Lessons: 2 Samuel 6:1-15; Revelation 22:12-19; Arcana Coelestia 8944

AC 8944. It is believed in the world that a person is able to know from the light of nature, thus without revelation, many things that belong to religion; as that there is a God, that He is to be worshipped, and also that He is to be loved, likewise that a person will live after death, and many other things that depend upon these; and yet these things being such as are from self-intelligence. But I have been instructed by much experience that of himself, and without revelation, a person knows nothing whatever about Divine things, and about the things that belong to heavenly and spiritual life.
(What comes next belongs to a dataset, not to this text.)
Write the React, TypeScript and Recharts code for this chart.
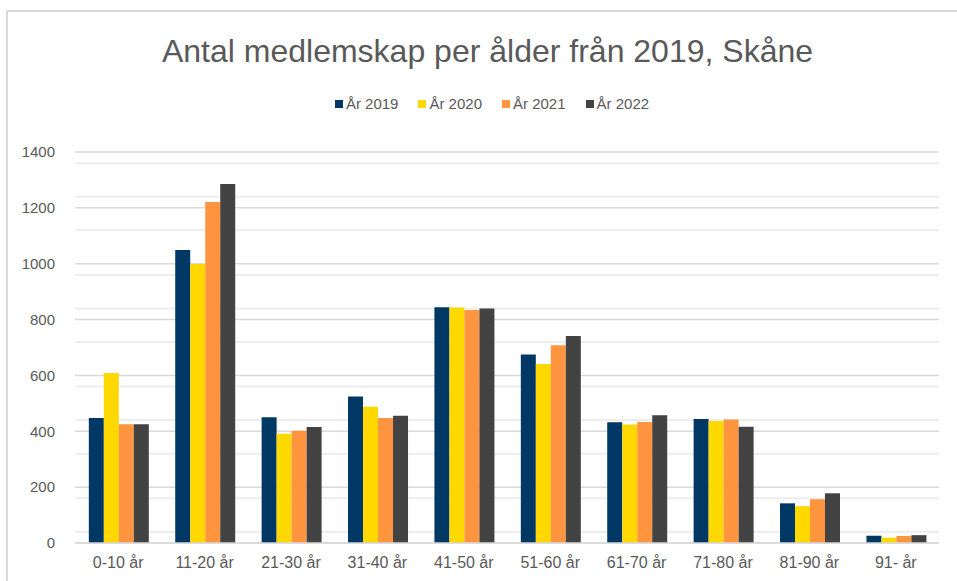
import React from 'react';
import { BarChart, Bar, XAxis, YAxis, CartesianGrid } from 'recharts';

const ageGroups = ['0-10 år', '11-20 år', '21-30 år', '31-40 år', '41-50 år', '51-60 år', '61-70 år', '71-80 år', '81-90 år', '91- år'];
const year2019 = [448, 1049, 450, 525, 844, 675, 432, 444, 142, 26];
const year2020 = [609, 999, 391, 488, 843, 641, 424, 437, 132, 19];
const year2021 = [425, 1221, 402, 448, 834, 708, 433, 442, 157, 25];
const year2022 = [425, 1285, 415, 456, 840, 741, 457, 416, 178, 28];
const yTicks = [0, 200, 400, 600, 800, 1000, 1200, 1400];
const minorTicks = [40, 80, 120, 160, 240, 280, 320, 360, 440, 480, 520, 560, 640, 680, 720, 760, 840, 880, 920, 960, 1040, 1080, 1120, 1160, 1240, 1280, 1320, 1360];

const series = [
  { key: 'y2019', name: 'År 2019', color: '#003865' },
  { key: 'y2020', name: 'År 2020', color: '#FFD800' },
  { key: 'y2021', name: 'År 2021', color: '#FF963F' },
  { key: 'y2022', name: 'År 2022', color: '#434343' },
];

const data = ageGroups.map((group, i) => ({
  group,
  y2019: year2019[i],
  y2020: year2020[i],
  y2021: year2021[i],
  y2022: year2022[i],
}));

const font = '"Liberation Sans", Arial, sans-serif';
const textColor = '#595959';

export default function App() {
  return (
    <div style={{ position: 'absolute', left: 0, top: 0, width: 957, height: 581, background: '#fff', overflow: 'hidden', fontFamily: font }}>
      <div
        style={{
          position: 'absolute',
          left: 6,
          top: 10,
          width: 970,
          height: 600,
          borderLeft: '2px solid #d9d9d9',
          borderTop: '2px solid #d9d9d9',
        }}
      />
      <div style={{ position: 'absolute', left: 0, width: 975, top: 33, textAlign: 'center', fontSize: 32, color: textColor }}>
        Antal medlemskap per ålder från 2019, Skåne
      </div>
      <div style={{ position: 'absolute', left: 0, width: 984, top: 95, display: 'flex', justifyContent: 'center', gap: 20, fontSize: 15, color: textColor }}>
        {series.map((s) => (
          <div key={s.key} style={{ display: 'flex', alignItems: 'center' }}>
            <span style={{ width: 8, height: 8, background: s.color, marginRight: 3, display: 'inline-block' }} />
            <span>{s.name}</span>
          </div>
        ))}
      </div>
      <div style={{ position: 'absolute', left: 0, top: 0 }}>
        <BarChart
          width={957}
          height={581}
          data={data}
          margin={{ top: 152, right: 18, left: 0, bottom: 8 }}
          barCategoryGap="16%"
          barGap={0}
        >
          <CartesianGrid vertical={false} horizontalValues={minorTicks} stroke="#ededed" strokeWidth={2} />
          <CartesianGrid vertical={false} stroke="#d9d9d9" strokeWidth={1.5} />
          <XAxis
            dataKey="group"
            height={30}
            tickLine={false}
            axisLine={{ stroke: '#d9d9d9', strokeWidth: 1.5 }}
            tickMargin={8}
            tick={{ fill: textColor, fontSize: 16, fontFamily: font }}
          />
          <YAxis
            width={75}
            domain={[0, 1400]}
            ticks={yTicks}
            tickLine={false}
            axisLine={false}
            tickMargin={14}
            tick={{ fill: textColor, fontSize: 15, fontFamily: font }}
          />
          {series.map((s) => (
            <Bar key={s.key} dataKey={s.key} name={s.name} fill={s.color} isAnimationActive={false} />
          ))}
        </BarChart>
      </div>
    </div>
  );
}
For a person is born into the evils of the love of self and of the world, which are of such a nature that they shut out the influx from the heavens, and open influx from the hells; thus such as make a person blind, and incline him to deny that there is a Divine, that there is a heaven and a hell, and that there is a life after death. This is very manifest from the learned in the world, who by means of knowledges have carried the light of their nature above the light of others; for it is known that these deny the Divine, and acknowledge nature in place of the Divine, more than others; and also that when they speak from the heart, and not from doctrine, they deny the life after death, likewise heaven and hell, consequently all things of faith, which they call bonds for the common people. From this it is plain what is the quality of the light of nature without revelation. It has also been shown that many who have written upon natural theology, and from the light of their nature have skillfully confirmed those things which belonged to the doctrine of their church, in the other life at heart deny these same things more than others do; and also deny the Word itself, which they attempt utterly to destroy; for in the other life hearts speak. It has also been shown that the same can receive nothing of influx out of heaven, but only from the hells. Hence it was plain what is the quality of the light of nature without revelation; consequently what is the quality of that which comes from a person’s own intelligence.